Though this current trip is purely personal (wedding in Iowa), as I sit here on my laptop, I am reflecting on the reality that when I start strategy consulting, regular time in airports will become the norm. And airports will officially make the transition from holding the anticipation of a fun vacation to my new life out of a suitcase.
Even though business travel is different, there's still something exciting about flying somewhere. On this trip, I fly through Denver, and am excited as I have never been in the Denver airport before. Seeing new places and experiencing small nuances of culture is something that will never grow old for me.
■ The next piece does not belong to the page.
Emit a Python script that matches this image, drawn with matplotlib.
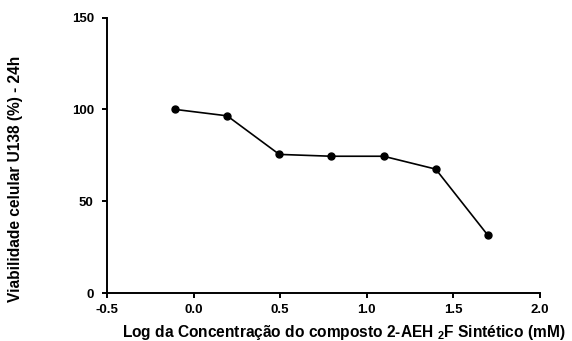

I remember being down in C'ville for my interview and talking to the hotel clerk with her thick, Southern accent. There's something fresh about being in a place where people talk differently, and different chain restaurants adorn the road.
For now, though, I am excited about a week of focusing on relieving someone else's stress rather than thinking of the steadily approaching "final" departure date from Edmonton. I also view this week as a miniature immersion into American culture. My friend is marrying an American, so obviously his family and all his friends will be American. Hopefully this week, I will see what exactly are these key differences between Canadians and Americans that all the Canadians talk about, but my new German friend says don't really exist.